» **DATASET EXCERPTS**
──────

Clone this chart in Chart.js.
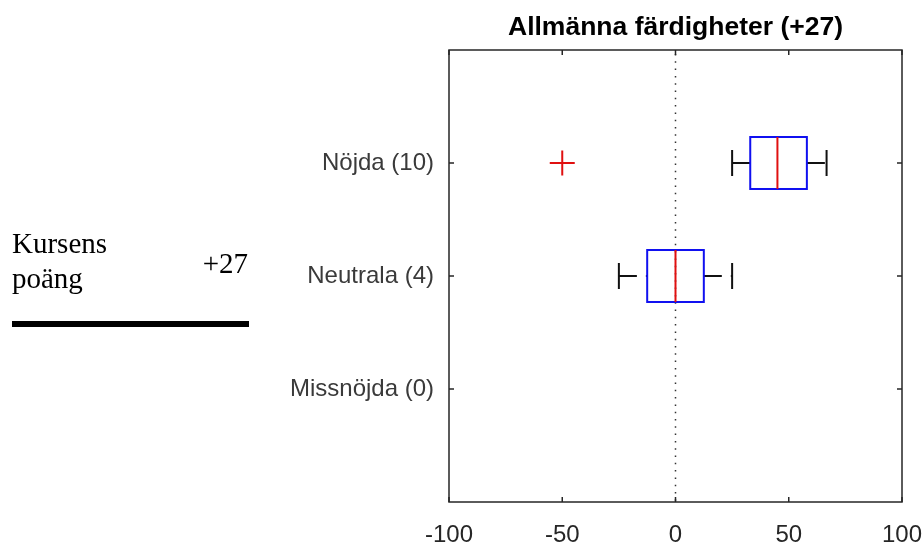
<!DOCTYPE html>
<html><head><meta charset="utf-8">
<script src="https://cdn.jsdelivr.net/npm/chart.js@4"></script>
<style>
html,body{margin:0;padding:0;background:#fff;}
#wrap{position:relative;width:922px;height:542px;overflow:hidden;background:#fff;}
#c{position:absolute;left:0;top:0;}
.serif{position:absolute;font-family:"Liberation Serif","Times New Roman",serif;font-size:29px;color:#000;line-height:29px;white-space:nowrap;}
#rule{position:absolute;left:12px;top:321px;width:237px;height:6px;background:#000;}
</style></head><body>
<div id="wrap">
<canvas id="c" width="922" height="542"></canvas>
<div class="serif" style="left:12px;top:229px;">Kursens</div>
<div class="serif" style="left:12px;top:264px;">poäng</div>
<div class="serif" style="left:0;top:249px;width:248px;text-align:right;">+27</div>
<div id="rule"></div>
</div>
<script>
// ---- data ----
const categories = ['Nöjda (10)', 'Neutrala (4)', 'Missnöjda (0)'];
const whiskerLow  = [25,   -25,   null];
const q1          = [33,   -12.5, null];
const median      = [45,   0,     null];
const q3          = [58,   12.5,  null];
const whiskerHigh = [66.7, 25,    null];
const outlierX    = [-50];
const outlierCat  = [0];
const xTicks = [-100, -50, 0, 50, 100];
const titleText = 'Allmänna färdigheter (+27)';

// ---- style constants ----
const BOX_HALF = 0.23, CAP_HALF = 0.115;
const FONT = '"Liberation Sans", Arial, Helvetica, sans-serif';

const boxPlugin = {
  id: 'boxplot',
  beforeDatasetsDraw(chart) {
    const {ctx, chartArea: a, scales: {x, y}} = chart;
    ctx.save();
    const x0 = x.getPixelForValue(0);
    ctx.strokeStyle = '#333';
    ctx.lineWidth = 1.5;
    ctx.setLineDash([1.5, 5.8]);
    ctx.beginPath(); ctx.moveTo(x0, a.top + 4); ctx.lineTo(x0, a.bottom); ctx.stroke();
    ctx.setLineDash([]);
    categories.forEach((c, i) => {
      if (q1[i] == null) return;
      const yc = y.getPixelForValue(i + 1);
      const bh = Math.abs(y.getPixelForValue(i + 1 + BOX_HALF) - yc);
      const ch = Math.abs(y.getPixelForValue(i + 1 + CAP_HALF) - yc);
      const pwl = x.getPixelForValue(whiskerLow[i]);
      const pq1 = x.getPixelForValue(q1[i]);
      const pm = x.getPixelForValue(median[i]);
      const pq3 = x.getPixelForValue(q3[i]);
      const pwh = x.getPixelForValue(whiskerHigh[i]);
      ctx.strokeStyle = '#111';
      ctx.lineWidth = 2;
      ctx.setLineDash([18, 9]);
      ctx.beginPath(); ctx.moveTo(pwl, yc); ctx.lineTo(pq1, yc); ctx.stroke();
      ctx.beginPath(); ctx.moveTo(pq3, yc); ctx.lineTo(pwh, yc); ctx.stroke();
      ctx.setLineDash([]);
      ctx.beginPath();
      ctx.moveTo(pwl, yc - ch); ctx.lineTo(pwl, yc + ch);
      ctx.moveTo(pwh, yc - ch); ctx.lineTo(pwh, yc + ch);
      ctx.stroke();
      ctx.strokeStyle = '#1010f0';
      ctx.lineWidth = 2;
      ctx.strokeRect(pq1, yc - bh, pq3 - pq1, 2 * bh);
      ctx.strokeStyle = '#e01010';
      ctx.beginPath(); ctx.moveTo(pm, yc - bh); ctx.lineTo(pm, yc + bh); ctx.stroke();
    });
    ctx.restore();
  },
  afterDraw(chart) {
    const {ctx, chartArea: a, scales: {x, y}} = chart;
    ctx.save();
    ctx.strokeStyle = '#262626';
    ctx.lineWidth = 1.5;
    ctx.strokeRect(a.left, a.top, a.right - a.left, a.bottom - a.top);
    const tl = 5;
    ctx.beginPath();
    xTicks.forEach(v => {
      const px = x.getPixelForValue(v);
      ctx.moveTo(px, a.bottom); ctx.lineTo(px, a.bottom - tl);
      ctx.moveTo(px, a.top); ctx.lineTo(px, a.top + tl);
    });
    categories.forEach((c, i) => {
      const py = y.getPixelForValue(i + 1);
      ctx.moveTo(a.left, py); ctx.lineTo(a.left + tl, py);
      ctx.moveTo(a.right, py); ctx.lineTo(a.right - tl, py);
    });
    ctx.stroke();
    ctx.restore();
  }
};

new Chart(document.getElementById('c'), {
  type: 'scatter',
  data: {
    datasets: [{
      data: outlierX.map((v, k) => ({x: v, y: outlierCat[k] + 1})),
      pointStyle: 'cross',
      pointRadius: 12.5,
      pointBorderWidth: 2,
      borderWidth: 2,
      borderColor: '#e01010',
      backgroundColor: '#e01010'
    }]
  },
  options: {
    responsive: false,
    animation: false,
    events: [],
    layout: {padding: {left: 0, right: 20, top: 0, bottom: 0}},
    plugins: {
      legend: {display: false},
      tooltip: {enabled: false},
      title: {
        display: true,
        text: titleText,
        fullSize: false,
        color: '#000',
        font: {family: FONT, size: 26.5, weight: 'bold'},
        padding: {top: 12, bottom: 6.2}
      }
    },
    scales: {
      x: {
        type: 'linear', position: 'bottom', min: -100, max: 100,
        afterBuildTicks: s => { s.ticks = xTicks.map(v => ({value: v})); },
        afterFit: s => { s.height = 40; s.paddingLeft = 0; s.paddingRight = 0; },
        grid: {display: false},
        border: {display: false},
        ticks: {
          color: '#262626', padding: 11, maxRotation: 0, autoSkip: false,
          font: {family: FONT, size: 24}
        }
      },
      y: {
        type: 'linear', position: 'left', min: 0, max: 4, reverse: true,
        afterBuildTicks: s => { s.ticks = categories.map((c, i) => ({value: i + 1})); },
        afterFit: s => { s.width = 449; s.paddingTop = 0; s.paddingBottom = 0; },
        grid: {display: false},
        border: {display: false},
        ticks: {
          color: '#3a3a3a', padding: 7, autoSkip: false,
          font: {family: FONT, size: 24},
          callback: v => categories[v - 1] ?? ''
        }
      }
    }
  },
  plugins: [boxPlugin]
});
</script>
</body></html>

──────

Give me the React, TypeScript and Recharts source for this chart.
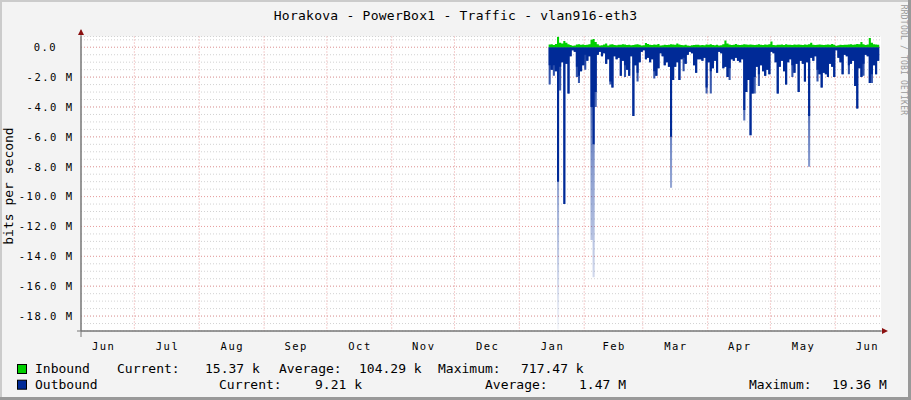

──────

» **CHALLENGE**
Above are the records. Copy word for word only their lines from the one holding "Clone this chart in Chart.js." through the one holding "Arial, Helvetica, sans-serif';", both included, and skip the images.

» **TASK SOLUTION**
Clone this chart in Chart.js.
<!DOCTYPE html>
<html><head><meta charset="utf-8">
<script src="https://cdn.jsdelivr.net/npm/chart.js@4"></script>
<style>
html,body{margin:0;padding:0;background:#fff;}
#wrap{position:relative;width:922px;height:542px;overflow:hidden;background:#fff;}
#c{position:absolute;left:0;top:0;}
.serif{position:absolute;font-family:"Liberation Serif","Times New Roman",serif;font-size:29px;color:#000;line-height:29px;white-space:nowrap;}
#rule{position:absolute;left:12px;top:321px;width:237px;height:6px;background:#000;}
</style></head><body>
<div id="wrap">
<canvas id="c" width="922" height="542"></canvas>
<div class="serif" style="left:12px;top:229px;">Kursens</div>
<div class="serif" style="left:12px;top:264px;">poäng</div>
<div class="serif" style="left:0;top:249px;width:248px;text-align:right;">+27</div>
<div id="rule"></div>
</div>
<script>
// ---- data ----
const categories = ['Nöjda (10)', 'Neutrala (4)', 'Missnöjda (0)'];
const whiskerLow  = [25,   -25,   null];
const q1          = [33,   -12.5, null];
const median      = [45,   0,     null];
const q3          = [58,   12.5,  null];
const whiskerHigh = [66.7, 25,    null];
const outlierX    = [-50];
const outlierCat  = [0];
const xTicks = [-100, -50, 0, 50, 100];
const titleText = 'Allmänna färdigheter (+27)';

// ---- style constants ----
const BOX_HALF = 0.23, CAP_HALF = 0.115;
const FONT = '"Liberation Sans", Arial, Helvetica, sans-serif';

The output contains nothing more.